In a supply chain, an organization becomes one of many components in an even larger system, and information about the other components will be limited. However, to gain a better understanding of risk, we can still examine and uncover the edges where suppliers come into contact with an organization. TPRM was made for this, but it can’t cover everything and won’t always see a risk for what it is. Let’s try a different approach to complement TPRM.

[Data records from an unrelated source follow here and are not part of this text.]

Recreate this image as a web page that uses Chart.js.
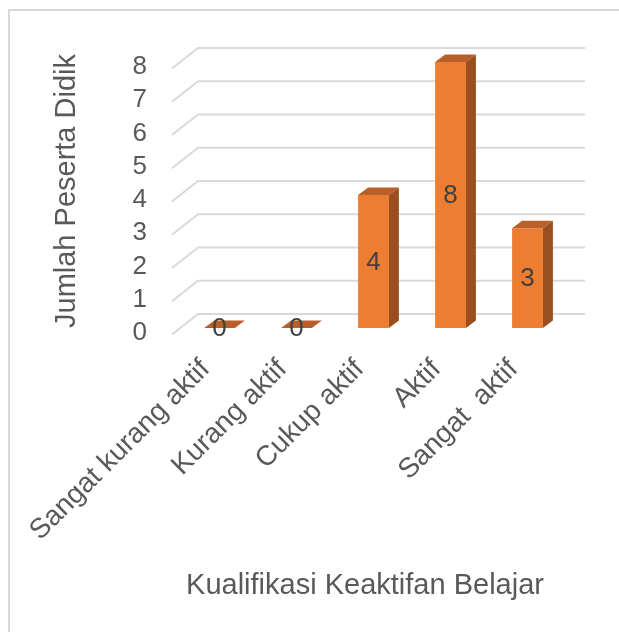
<!DOCTYPE html>
<html>
<head>
<meta charset="utf-8">
<script src="https://cdn.jsdelivr.net/npm/chart.js@4/dist/chart.umd.min.js"></script>
<style>
  html, body { margin: 0; padding: 0; background: #fff; }
  #wrap { width: 619px; height: 632px; position: relative; }
</style>
</head>
<body>
<div id="wrap"><canvas id="chart" width="619" height="632"></canvas></div>
<script>
// data
const categories = ['Sangat kurang aktif', 'Kurang aktif', 'Cukup aktif', 'Aktif', 'Sangat  aktif'];
const jumlah = [0, 0, 4, 8, 3];
const yTicks = [0, 1, 2, 3, 4, 5, 6, 7, 8];
const yTitle = 'Jumlah Peserta Didik';
const xTitle = 'Kualifikasi Keaktifan Belajar';

const FONT = '"Liberation Sans", Arial, sans-serif';
const TEXT = '#595959';
const GRID = '#d9d9d9';
// kedalaman efek 3D
const DX = 10, DY = -7.5;

const threeD = {
    id: 'threeD',
    beforeDraw(chart) {
        const { ctx } = chart;
        ctx.save();
        ctx.strokeStyle = GRID;
        ctx.lineWidth = 2;
        ctx.beginPath();
        ctx.moveTo(9, 700);
        ctx.lineTo(9, 10);
        ctx.lineTo(700, 10);
        ctx.stroke();
        ctx.restore();
    },
    beforeDatasetsDraw(chart) {
        // garis grid dengan dinding belakang miring
        const { ctx, chartArea: a, scales: { y } } = chart;
        ctx.save();
        ctx.strokeStyle = GRID;
        ctx.lineWidth = 2;
        yTicks.forEach(v => {
            const py = y.getPixelForValue(v);
            ctx.beginPath();
            ctx.moveTo(a.left - 9, py + 6.5);
            ctx.lineTo(a.left + 17, py - 14);
            ctx.lineTo(a.right + 19, py - 14);
            ctx.stroke();
        });
        ctx.restore();
    },
    afterDatasetsDraw(chart) {
        const { ctx } = chart;
        const meta = chart.getDatasetMeta(0);
        ctx.save();
        meta.data.forEach((bar, i) => {
            const { x, y, base, width } = bar.getProps(['x', 'y', 'base', 'width'], true);
            const l = x - width / 2, r = x + width / 2;
            // sisi atas
            ctx.fillStyle = '#b9602a';
            ctx.beginPath();
            ctx.moveTo(l, y);
            ctx.lineTo(r, y);
            ctx.lineTo(r + DX, y + DY);
            ctx.lineTo(l + DX, y + DY);
            ctx.closePath();
            ctx.fill();
            // sisi kanan
            if (base - y > 0.5) {
                ctx.fillStyle = '#9c4f1e';
                ctx.beginPath();
                ctx.moveTo(r, y);
                ctx.lineTo(r + DX, y + DY);
                ctx.lineTo(r + DX, base + DY);
                ctx.lineTo(r, base);
                ctx.closePath();
                ctx.fill();
            }
            // label data
            ctx.fillStyle = '#404040';
            ctx.font = '26px ' + FONT;
            ctx.textAlign = 'center';
            ctx.textBaseline = 'middle';
            ctx.fillText(String(jumlah[i]), x, (y + base) / 2 + 1);
        });
        ctx.restore();
    },
    afterDraw(chart) {
        const { ctx } = chart;
        ctx.save();
        ctx.fillStyle = TEXT;
        ctx.font = '29px ' + FONT;
        ctx.textAlign = 'center';
        ctx.textBaseline = 'middle';
        ctx.fillText(xTitle, 365, 586);
        ctx.translate(67, 191);
        ctx.rotate(-Math.PI / 2);
        ctx.fillText(yTitle, 0, 0);
        ctx.restore();
    }
};

new Chart(document.getElementById('chart'), {
    type: 'bar',
    data: {
        labels: categories,
        datasets: [{
            label: yTitle,
            data: jumlah,
            backgroundColor: '#ed7d31',
            borderWidth: 0,
            barPercentage: 0.4,
            categoryPercentage: 1
        }]
    },
    options: {
        responsive: false,
        animation: false,
        events: [],
        layout: { padding: { top: 62, right: 53, bottom: 0, left: 0 } },
        plugins: {
            legend: { display: false },
            tooltip: { enabled: false }
        },
        scales: {
            x: {
                grid: { display: false, drawTicks: false },
                border: { display: false },
                afterFit: s => { s.height = 304; },
                ticks: {
                    autoSkip: false,
                    maxRotation: 45,
                    minRotation: 45,
                    padding: 25,
                    labelOffset: -14,
                    color: TEXT,
                    font: { family: FONT, size: 28 }
                }
            },
            y: {
                min: 0,
                max: 8,
                grid: { display: false, drawTicks: false },
                border: { display: false },
                afterFit: s => { s.width = 181; },
                ticks: {
                    stepSize: 1,
                    autoSkip: false,
                    padding: 34,
                    labelOffset: 5,
                    color: TEXT,
                    font: { family: FONT, size: 26 }
                }
            }
        }
    },
    plugins: [threeD]
});
</script>
</body>
</html>
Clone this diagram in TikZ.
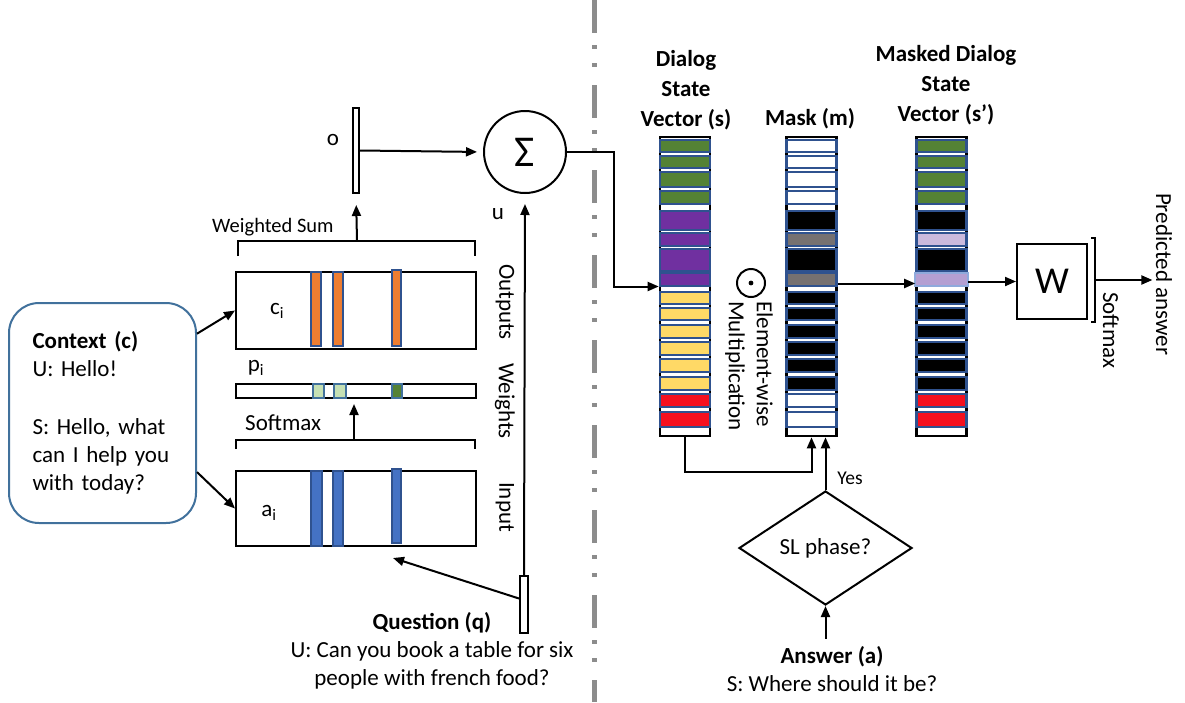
\documentclass[tikz,border=0pt]{standalone}
\usepackage{fontspec}
\setmainfont{Carlito}
\usetikzlibrary{arrows.meta,shapes.geometric,calc}

\definecolor{cellblue}{HTML}{2F528F}
\definecolor{boxblue}{HTML}{41719C}
\definecolor{barblue}{HTML}{4472C4}
\definecolor{barorange}{HTML}{ED7D31}
\definecolor{lgreen}{HTML}{C5E0B4}
\definecolor{dgreen}{HTML}{548235}
\definecolor{vpurple}{HTML}{7030A0}
\definecolor{vyellow}{HTML}{FFD966}
\definecolor{vred}{HTML}{F5101E}
\definecolor{vgray}{HTML}{767171}
\definecolor{vlilac}{HTML}{CBBADD}
\definecolor{vhigh}{HTML}{B49FD2}
\definecolor{hiborder}{HTML}{8FAADC}
\definecolor{divgray}{HTML}{8C8C8C}

% one vector column: #1 = x centre, #2 = list of top/bottom/colour
\newcommand\drawcells[2]{%
  \foreach \t/\b/\c in {#2}{\filldraw[cell,fill=\c] (#1-25,\t) rectangle (#1+25,\b);}}

\begin{document}
\begin{tikzpicture}[x=1pt,y=-1pt,
  every node/.style={font=\fontsize{23}{28}\selectfont},
  arr/.style={line width=2pt,-{Triangle[length=11pt,width=9pt]}},
  plain/.style={line width=2pt},
  membox/.style={draw,rectangle,line width=2pt,minimum width=240pt,inner sep=0pt},
  vcol/.style={draw,rectangle,line width=2.6pt,minimum width=50pt,minimum height=299pt,inner sep=0pt},
  cell/.style={draw=cellblue,line width=2.2pt},
  sidelabel/.style={rotate=-90,inner sep=1pt},
  head/.style={font={\fontsize{23}{30}\selectfont\bfseries},align=center},
  ]
\fill[white] (0,0) rectangle (1185,702);
\useasboundingbox (0,0) rectangle (1185,702);

% divider between the two halves
\draw[divgray,line width=5pt,dash pattern=on 33pt off 12pt on 4pt off 14pt on 4pt off 18pt]
  (594,0) -- (594,702);

% ---------------- memory network ----------------
\node[draw=boxblue,line width=2pt,rounded corners=30pt,minimum width=187pt,
      minimum height=220pt,text width=140pt,align=left,inner xsep=23.5pt] (ctx)
  at (102.5,413) {\textbf{Context (c)}\\U: Hello!\\[30pt]S: Hello, what\\can I help you\\with today?};

\node[membox,minimum height=77pt] (outbox) at (356,310.5) {};
\foreach \xa/\xb/\ya in {311/321/272,333/343/272,392/401/270}
  \filldraw[fill=barorange,draw=cellblue,line width=1.5pt] (\xa,\ya) rectangle (\xb,346);
\node (clab) at (277,311) {c\textsubscript{i}};

\node[membox,minimum height=14pt] (wbar) at (356,391) {};
\filldraw[fill=lgreen,draw=boxblue,line width=1.5pt] (313,384) rectangle (324,398);
\filldraw[fill=lgreen,draw=boxblue,line width=1.5pt] (334,384) rectangle (346,398);
\filldraw[fill=dgreen,draw=boxblue,line width=1.5pt] (392,384) rectangle (402,398);
\node (plab) at (256,368) {p\textsubscript{i}};

\node[membox,minimum height=75pt] (inbox) at (356,508.5) {};
\foreach \xa/\xb/\ya/\yb in {311/322/471/546,333/343/471/546,392/401/469/543}
  \filldraw[fill=barblue,draw=cellblue,line width=1.5pt] (\xa,\ya) rectangle (\xb,\yb);
\node (alab) at (269,513) {a\textsubscript{i}};

% brackets
\draw[plain] (238,256) -- (238,241) -- (475,241) -- (475,256);
\coordinate (wsum) at (357,241);
\draw[plain] (236,449) -- (236,440) -- (475,440) -- (475,449);
\coordinate (smx) at (354,440);
\node[font=\fontsize{20.5}{24}\selectfont,anchor=west,inner sep=0pt] (wslab) at (212,227) {Weighted Sum};
\node[anchor=west,inner sep=0pt] (smlab) at (245,423) {Softmax};

\node[sidelabel] (outl) at (505,302) {Outputs};
\node[sidelabel] (wl) at (505,401) {Weights};
\node[sidelabel] (inl) at (505,507) {Input};

% output vector, sum and question vector
\node[draw,rectangle,line width=2pt,minimum width=6pt,minimum height=85pt,inner sep=0pt] (ov) at (356,150.5) {};
\node (olab) at (333,140) {o};
\node[draw,circle,line width=2pt,minimum size=82pt,inner sep=0pt,font=\fontsize{44}{44}\selectfont] (sum) at (525,152) {Σ};
\node (ulab) at (498,214) {u};
\node[draw,rectangle,line width=2pt,minimum width=8pt,minimum height=57pt,inner sep=0pt] (qv) at (524,604.5) {};
\node[align=center] (qtext) at (432,651) {\textbf{Question (q)}\\U: Can you book a table for six\\people with french food?};
\coordinate (qtip) at (393,558);

\draw[arr] (ctx.40) -- (outbox.west);
\draw[arr] (ctx.-32) -- (inbox.west);
\draw[arr,shorten >=11pt] (wsum) -- (ov.south);
\draw[arr,shorten >=5pt] (smx) -- (wbar.south -| smx);
\draw[arr,shorten >=6pt] (ov.east) -- (sum.west);
\draw[arr,shorten >=10pt] (qv.north) -- (sum.south);
\draw[arr] ($(qv.west)+(0,-6)$) -- (qtip);

% ---------------- dialog state masking ----------------
\node[head] (shead) at (686,90) {Dialog\\State\\Vector (s)};
\node[head] (mhead) at (810,119) {Mask (m)};
\node[head] (sphead) at (946,85) {Masked Dialog\\State\\Vector (s’)};

\node[vcol] (scol) at (685,286.5) {};
\node[vcol] (mcol) at (811.5,286.5) {};
\node[vcol] (spcol) at (941.5,286.5) {};

\drawcells{685}{140/152/dgreen,156/168/dgreen,172/187/dgreen,191/204/dgreen,
  211/230/vpurple,233/246/vpurple,249/271/vpurple,273/286/vpurple,
  292/304/vyellow,308/320/vyellow,325/338/vyellow,342/355/vyellow,359/372/vyellow,377/390/vyellow,
  394/407/vred,412/427/vred}
\drawcells{811.5}{140/152/white,156/168/white,172/187/white,191/204/white,
  211/230/black,233/246/vgray,249/271/black,273/286/vgray,
  292/304/black,308/320/black,325/338/black,342/355/black,359/372/black,377/390/black,
  394/407/white,412/427/white}
\drawcells{941.5}{140/152/dgreen,156/168/dgreen,172/187/dgreen,191/204/dgreen,
  211/230/black,233/246/vlilac,249/271/black,
  292/304/black,308/320/black,325/338/black,342/355/black,359/372/black,377/390/black,
  394/407/vred,412/427/vred}
\filldraw[draw=hiborder,fill=vhigh,line width=2.2pt] (915,273) rectangle (968,286);

\node[draw,circle,line width=2pt,minimum size=28pt,inner sep=0pt] (odot) at (751,283) {};
\fill (odot.center) circle (2.4);
\node[rotate=-90,align=left,anchor=north west,inner sep=1pt] (ewlab) at (774,300) {Element-wise\\Multiplication};

\node[diamond,draw,line width=2pt,aspect=1.5,minimum width=173pt,minimum height=114pt,inner sep=0pt] (dia)
  at (825.5,548) {SL phase?};
\node[font=\fontsize{19.5}{22}\selectfont] (yes) at (850,478) {Yes};
\node[align=center] (ans) at (832,669) {\textbf{Answer (a)}\\S: Where should it be?};

\node[draw,rectangle,line width=2pt,minimum width=70pt,minimum height=75pt,inner sep=0pt,
      font=\fontsize{38}{38}\selectfont] (wbox) at (1052,281.5) {W};
\draw[plain] (1091,238) -- (1095,238) -- (1095,322) -- (1091,322);
\coordinate (wsm) at (1095,280);
\node[rotate=-90,anchor=west,inner sep=0pt] (wsmlab) at (1111,292) {Softmax};
\node[rotate=-90] (pred) at (1164,274) {Predicted answer};

\draw[arr] (sum.east) -- ++(47,0) |- (scol.west);
\draw[arr] (scol.south) -- ++(0,35) -| (mcol.south);
\draw[arr] (dia.north) -- (dia.north |- mcol.south);
\draw[arr,shorten <=4pt] (dia.south |- ans.north) -- (dia.south);
\draw[arr] ([yshift=3pt]mcol.east) -- ([yshift=3pt]spcol.west);
\draw[arr] (spcol.east |- wbox.west) -- (wbox.west);
\draw[arr] (wsm) -- (wsm -| pred.south);
\end{tikzpicture}
\end{document}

Uncovering Supply Chain Vulnerabilities

In his Blackhat 2019 talk on supply chain attacks, Eric Doerr of Microsoft offers four types of suppliers: hardware, software, services, and people. TPRM should already have covered vendor relationships for each. If your program hasn’t considered one or more of these categories, start with adding those. Members of your organization who regularly come into contact with particular categories should be consulted about what they rely on day-to-day. For example, software developers are likely to be using tools that create an implicit or unknown vendor relationship (aka “shadow IT”), and conversations between developers and risk management are likely rare.
Once you’re pretty confident that suppliers of hardware, software, services, and people are well accounted for, you need to be creative. Let’s get concrete again: Picture your organization’s physical headquarters and the comings and goings of goods, people, and services through and around that physical location – The everyday activities that are usually taken for granted. Do your best to imagine how any of these could be abused or exploited. This applies for the remote workforce as well, though the examples would differ. Here are some examples to get you started:

  • Picture the front entrance. What suppliers would interact with this entrance and how?
    • Job recruiters might not ever enter the building, but they supply job candidates that will usually be allowed on the premises for an interview.
      • What is revealed about your organization during an interview?
      • Are there points in time when a job candidate will be unaccompanied?
      • If I was a threat actor, I’d use the interview to gain an understanding of internal technologies, and unaccompanied periods of time to place a rogue device on the premises.
    • Are there lesser-known or unofficial entrances to the building?
      • Delivery drivers likely cannot be covered under TPRM, but they are often highly trusted for being familiar and providing an essential service.
        • Do delivery drivers have access to a loading dock or rear entrance?
        • Are they subject to the same policies of accompanying visitors throughout the building or are they unofficially treated as exempt?
        • If I was a threat actor, I’d pose as or blackmail a delivery driver to gain an understanding of the floor layout and/or place a malicious device within a non-descript brown box.
      • What is near the building?
        • Some of the team members regularly meet for lunch at a local coffee shop, an unofficial supplier of insecure wireless internet.
        • If I was a threat actor…

The approach outlined above combines threat modeling and agile-like user stories to help see your organization’s supply chain through the eyes of its unwanted “users”: threat actors. This is only one of many ways to approach risk evaluation in the complex system that is your organization, but hopefully one that will allow you to see supply chain vulnerabilities in a new light.